Artist's cat goes on adventure in 'sequential narrative exhibition'

Lydia might not be the most adventurous cat in real life, but the tale Jen Wrubleski dreamed up for her feline friend is a product of the epic nature of the artist's imagination.

That, and Wrubleski's confessed desire to paint pictures of cats and other cute animals.

Those paintings, which chart the Homeric journey of a cat trying to find its way back home, comprise Wrubleski's solo show, “Story Time: A Sequential Narrative Exhibition,” which opens Friday, Sept. 8, at the Vanderelli Room.

“Mostly, I wanted an excuse to make 15 paintings of a cat. I'm always looking for any excuse to paint a cat,” Wrubleski said in an interview in her Blockfort studio. “The idea of it being an adventure evolved.”

There's no real-life basis for Lydia's adventures, Wrubleski said, explaining, “She used to like getting outside, but that was not ideal [as] she's not very good at being an outside cat. Most of her going outside was followed by her quickly running back inside screaming, ‘I'm an inside cat!'”
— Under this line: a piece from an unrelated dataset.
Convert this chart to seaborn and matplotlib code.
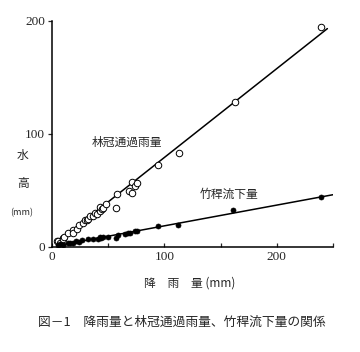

Wrubleski's vibrant, fanciful paintings — acrylic on a base of patterns of glazed and distressed cut paper — accompany a story the artist has been developing alongside the creation of the images.

“My goal was to be a children's book illustrator, but it hasn't worked out that way, and I moved on to just making paintings,” Wrubleski said. “This is like my going back to that original goal.”

The goal for this project was to create a communal experience for children and adults alike.

“When you're reading a kid's book, you're never reading it by yourself. Either someone's reading it to you or you're reading it to someone, or maybe you're looking at it nostalgically and you're thinking of the time when you read it with someone else. So even if you're by yourself, you're not alone,” Wrubleski said. “My idea was to write a children's book and stretch it into a gallery show so the audience comes in and they're all experiencing it together.”

Lydia's tale finds her navigating a small body of water (a fish bowl) and later a large body of water (the ocean). When the cat realizes how much larger the ocean is, she begins asking undersea creatures how to get home.

“Each gives her a different answer about what home is, so there's a nice lesson about how words have different significance and meaning, and exploring these different meanings of home,” Wrubleski said, adding that she feels “every children's book should have a lesson.”

Text will accompany each image, but if you want to hear the artist/author read the story aloud, you'll need to wait until the exhibition's closing reception on Friday, Sept. 22. “Story Time” will be on view at the Vanderelli Room from Sept. 8-24.